• [Given problem]
Write out the opening lines of the data word for word, up to and including the line with "return (ni + cr / 2) / 100, cr / 100 * SQ", and leave every picture and every later line out.

start Data block

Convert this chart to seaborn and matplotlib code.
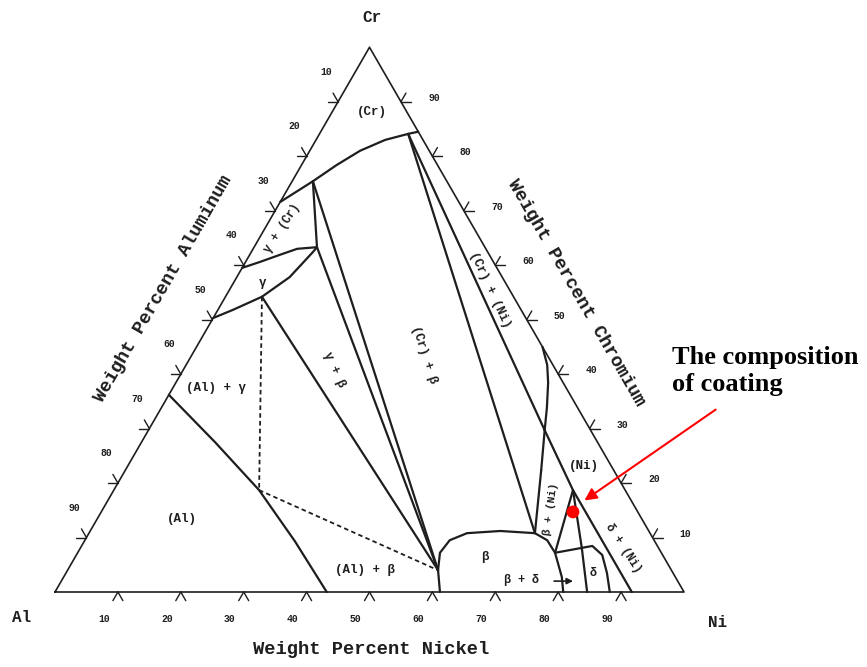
import numpy as np
import pandas as pd
import matplotlib
matplotlib.use("Agg")
import matplotlib.pyplot as plt
import seaborn as sns

# Phase boundaries, as (wt% Ni, wt% Cr); Al is the balance
cr_solvus_ni = [0, 3.3, 5.6, 8.0, 11.0, 14.1, 15.5]
cr_solvus_cr = [71.6, 75.4, 78.4, 81.0, 83.0, 84.1, 84.5]

gamma_upper_ni = [0, 2.3, 4.8, 7.0, 10.0]
gamma_upper_cr = [59.5, 60.6, 61.9, 63.0, 63.3]

gamma_lower_ni = [0, 2.4, 5.8, 8.4, 9.8, 10.0]
gamma_lower_cr = [50.3, 51.8, 54.2, 57.8, 62.4, 63.3]

al_solvus_ni = [0, 11.7, 23.1, 33.5, 43.2]
al_solvus_cr = [36.2, 27.5, 18.7, 9.3, 0]

beta_ni = [61.2, 58.9, 57.6, 58.0, 60.1, 65.2, 70.9, 73.5, 75.9, 79.2, 80.8]
beta_cr = [0, 4.0, 7.2, 9.5, 10.8, 11.2, 10.8, 9.5, 7.2, 2.75, 0]

ni_solvus_ni = [55.0, 57.4, 59.2, 61.3, 63.0]
ni_solvus_cr = [45.0, 41.7, 38.4, 33.8, 29.7]

ni_edge_ni = [63.0, 73.0, 91.7]
ni_edge_cr = [29.7, 18.7, 0]

delta_right_ni = [79.7, 81.2, 83.6, 86.0, 88.2]
delta_right_cr = [8.1, 8.45, 6.8, 3.5, 0]

delta_left_ni = [73.0, 79.7, 84.6]
delta_left_cr = [18.7, 8.1, 0]

# straight tie lines: (ni0, cr0, ni1, cr1)
tie_lines = [
    (3.3, 75.4, 10.0, 63.3),   # (Cr) / gamma
    (5.8, 54.2, 58.9, 4.0),    # gamma + beta, left
    (10.0, 63.3, 58.9, 4.0),   # gamma + beta, right
    (3.3, 75.4, 58.9, 4.0),    # (Cr) + beta, left
    (14.1, 84.1, 70.9, 10.8),  # (Cr) + beta, right
    (14.1, 84.1, 63.0, 29.7),  # (Cr) + (Ni)
    (63.0, 29.7, 66.1, 22.4),
    (66.1, 22.4, 70.9, 10.8),
    (73.0, 18.7, 75.9, 7.2),
    (75.9, 7.2, 79.7, 8.1),
]
dashed_lines = [
    (5.8, 54.2, 23.1, 18.7),
    (23.1, 18.7, 58.9, 4.0),
]

coating_ni = [75.0]
coating_cr = [14.7]

tick_values = [10, 20, 30, 40, 50, 60, 70, 80, 90]

SQ = np.sqrt(3) / 2
PX = 1 / 629  # one pixel in triangle units


def to_xy(ni, cr):
    ni = np.asarray(ni, dtype=float)
    cr = np.asarray(cr, dtype=float)
    return (ni + cr / 2) / 100, cr / 100 * SQ


# Collect boundaries into one frame for seaborn
curves = [
    (cr_solvus_ni, cr_solvus_cr), (gamma_upper_ni, gamma_upper_cr),
    (gamma_lower_ni, gamma_lower_cr), (al_solvus_ni, al_solvus_cr),
    (beta_ni, beta_cr), (ni_solvus_ni, ni_solvus_cr),
    (ni_edge_ni, ni_edge_cr), (delta_right_ni, delta_right_cr),
    (delta_left_ni, delta_left_cr),
]
curves += [([a, c], [b, d]) for a, b, c, d in tie_lines]

rows = []
for i, (n, c) in enumerate(curves):
    x, y = to_xy(n, c)
    rows += [{"seg": i, "x": xx, "y": yy} for xx, yy in zip(x, y)]
solid = pd.DataFrame(rows)

rows = []
for i, (a, b, c, d) in enumerate(dashed_lines):
    x, y = to_xy([a, c], [b, d])
    rows += [{"seg": i, "x": xx, "y": yy} for xx, yy in zip(x, y)]
dashed = pd.DataFrame(rows)

sns.set_style("white")
plt.rcParams["font.family"] = ["Liberation Mono", "DejaVu Sans Mono"]

fig = plt.figure(figsize=(8.67, 6.67), dpi=100)
ax = fig.add_axes([0, 0, 1, 1])
ax.set_axis_off()

ink = "#1e1e1e"

# Triangle frame
fx, fy = to_xy([0, 100, 0, 0], [0, 0, 100, 0])
ax.plot(fx, fy, color=ink, lw=1.2)

sns.lineplot(data=solid, x="x", y="y", units="seg", estimator=None,
             sort=False, color=ink, lw=1.6, ax=ax, legend=False)
sns.lineplot(data=dashed, x="x", y="y", units="seg", estimator=None,
             sort=False, color=ink, lw=1.3, ax=ax, legend=False,
             dashes=False, linestyle=(0, (2.5, 1.8)))

# Chevron ticks and tick labels
L = 10 * PX
for k in tick_values:
    # bottom edge (Ni)
    x, y = to_xy(k, 0)
    for ang in (240, 300):
        ax.plot([x, x + L * np.cos(np.radians(ang))],
                [y, y + L * np.sin(np.radians(ang))], color=ink, lw=1.0)
    ax.text(x - 14 * PX, y - 27 * PX, str(k), ha="center", va="center",
            fontsize=7, fontweight="bold", color=ink)
    # left edge (Al)
    x, y = to_xy(0, 100 - k)
    for ang in (180, 120):
        ax.plot([x, x + L * np.cos(np.radians(ang))],
                [y, y + L * np.sin(np.radians(ang))], color=ink, lw=1.0)
    ax.text(x - 12 * PX, y + 30 * PX, str(k), ha="center", va="center",
            fontsize=7, fontweight="bold", color=ink)
    # right edge (Cr)
    x, y = to_xy(100 - k, k)
    for ang in (0, 60):
        ax.plot([x, x + L * np.cos(np.radians(ang))],
                [y, y + L * np.sin(np.radians(ang))], color=ink, lw=1.0)
    ax.text(x + 33 * PX, y + 4 * PX, str(k), ha="center", va="center",
            fontsize=7, fontweight="bold", color=ink)


def label(ni, cr, s, rot=0, size=9):
    x, y = to_xy(ni, cr)
    ax.text(x, y, s, ha="center", va="center", rotation=rot,
            rotation_mode="anchor", fontsize=size, fontweight="bold", color=ink)


label(6.3, 88.1, "(Cr)")
label(2.7, 66.8, "γ + (Cr)", rot=57, size=8.5)
label(4.7, 56.7, "γ")
label(6.9, 37.4, "(Al) + γ")
label(13.5, 13.4, "(Al)")
label(47.3, 4.0, "(Al) + β")
label(24.0, 40.9, "γ + β", rot=-66)
label(36.9, 43.5, "(Cr) + β", rot=-72)
label(41.4, 55.4, "(Cr) + (Ni)", rot=-65)
label(72.5, 23.1, "(Ni)")
label(71.2, 15.2, "β + (Ni)", rot=82, size=8)
label(65.2, 6.4, "β")
label(73.0, 2.2, "β + δ", size=8.5)
label(83.8, 3.5, "δ", size=8.5)
label(86.3, 8.1, "δ + (Ni)", rot=-57, size=8.5)

# small arrow pointing into the narrow beta + delta field
ax.annotate("", xy=to_xy(81.8, 2.0), xytext=to_xy(77.9, 2.0),
            arrowprops=dict(arrowstyle="-|>", color=ink, lw=1.2,
                            mutation_scale=9))

# Axis titles and corners
ax.text(0.502, -0.091, "Weight Percent Nickel", ha="center", va="center",
        fontsize=13.5, fontweight="bold", color=ink)
ax.text(0.172, 0.482, "Weight Percent Aluminum", ha="center", va="center",
        rotation=60, fontsize=13.5, fontweight="bold", color=ink)
ax.text(0.828, 0.475, "Weight Percent Chromium", ha="center", va="center",
        rotation=-60, fontsize=13.5, fontweight="bold", color=ink)
ax.text(0.504, 0.913, "Cr", ha="center", va="center", fontsize=11.5,
        fontweight="bold", color=ink)
ax.text(-0.053, -0.041, "Al", ha="center", va="center", fontsize=11.5,
        fontweight="bold", color=ink)
ax.text(1.054, -0.049, "Ni", ha="center", va="center", fontsize=11.5,
        fontweight="bold", color=ink)

# Coating composition
cx, cy = to_xy(coating_ni, coating_cr)
sns.scatterplot(x=cx, y=cy, color="red", s=85, edgecolor="none", ax=ax,
                zorder=5, legend=False)
ax.annotate("", xy=(0.838, 0.143), xytext=(1.054, 0.2925),
            arrowprops=dict(arrowstyle="-|>", color="red", lw=1.5,
                            mutation_scale=18))
ax.text(0.981, 0.351, "The composition\nof coating", ha="left", va="center",
        fontsize=19, fontweight="bold", family="Liberation Serif",
        linespacing=1.2, color="black")

ax.set_xlim(-55 * PX, 812 * PX)
ax.set_ylim(-75 * PX, 592 * PX)

fig.savefig("out.png", dpi=100)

end Data block

• [Full solution]
Convert this chart to seaborn and matplotlib code.
import numpy as np
import pandas as pd
import matplotlib
matplotlib.use("Agg")
import matplotlib.pyplot as plt
import seaborn as sns

# Phase boundaries, as (wt% Ni, wt% Cr); Al is the balance
cr_solvus_ni = [0, 3.3, 5.6, 8.0, 11.0, 14.1, 15.5]
cr_solvus_cr = [71.6, 75.4, 78.4, 81.0, 83.0, 84.1, 84.5]

gamma_upper_ni = [0, 2.3, 4.8, 7.0, 10.0]
gamma_upper_cr = [59.5, 60.6, 61.9, 63.0, 63.3]

gamma_lower_ni = [0, 2.4, 5.8, 8.4, 9.8, 10.0]
gamma_lower_cr = [50.3, 51.8, 54.2, 57.8, 62.4, 63.3]

al_solvus_ni = [0, 11.7, 23.1, 33.5, 43.2]
al_solvus_cr = [36.2, 27.5, 18.7, 9.3, 0]

beta_ni = [61.2, 58.9, 57.6, 58.0, 60.1, 65.2, 70.9, 73.5, 75.9, 79.2, 80.8]
beta_cr = [0, 4.0, 7.2, 9.5, 10.8, 11.2, 10.8, 9.5, 7.2, 2.75, 0]

ni_solvus_ni = [55.0, 57.4, 59.2, 61.3, 63.0]
ni_solvus_cr = [45.0, 41.7, 38.4, 33.8, 29.7]

ni_edge_ni = [63.0, 73.0, 91.7]
ni_edge_cr = [29.7, 18.7, 0]

delta_right_ni = [79.7, 81.2, 83.6, 86.0, 88.2]
delta_right_cr = [8.1, 8.45, 6.8, 3.5, 0]

delta_left_ni = [73.0, 79.7, 84.6]
delta_left_cr = [18.7, 8.1, 0]

# straight tie lines: (ni0, cr0, ni1, cr1)
tie_lines = [
    (3.3, 75.4, 10.0, 63.3),   # (Cr) / gamma
    (5.8, 54.2, 58.9, 4.0),    # gamma + beta, left
    (10.0, 63.3, 58.9, 4.0),   # gamma + beta, right
    (3.3, 75.4, 58.9, 4.0),    # (Cr) + beta, left
    (14.1, 84.1, 70.9, 10.8),  # (Cr) + beta, right
    (14.1, 84.1, 63.0, 29.7),  # (Cr) + (Ni)
    (63.0, 29.7, 66.1, 22.4),
    (66.1, 22.4, 70.9, 10.8),
    (73.0, 18.7, 75.9, 7.2),
    (75.9, 7.2, 79.7, 8.1),
]
dashed_lines = [
    (5.8, 54.2, 23.1, 18.7),
    (23.1, 18.7, 58.9, 4.0),
]

coating_ni = [75.0]
coating_cr = [14.7]

tick_values = [10, 20, 30, 40, 50, 60, 70, 80, 90]

SQ = np.sqrt(3) / 2
PX = 1 / 629  # one pixel in triangle units


def to_xy(ni, cr):
    ni = np.asarray(ni, dtype=float)
    cr = np.asarray(cr, dtype=float)
    return (ni + cr / 2) / 100, cr / 100 * SQ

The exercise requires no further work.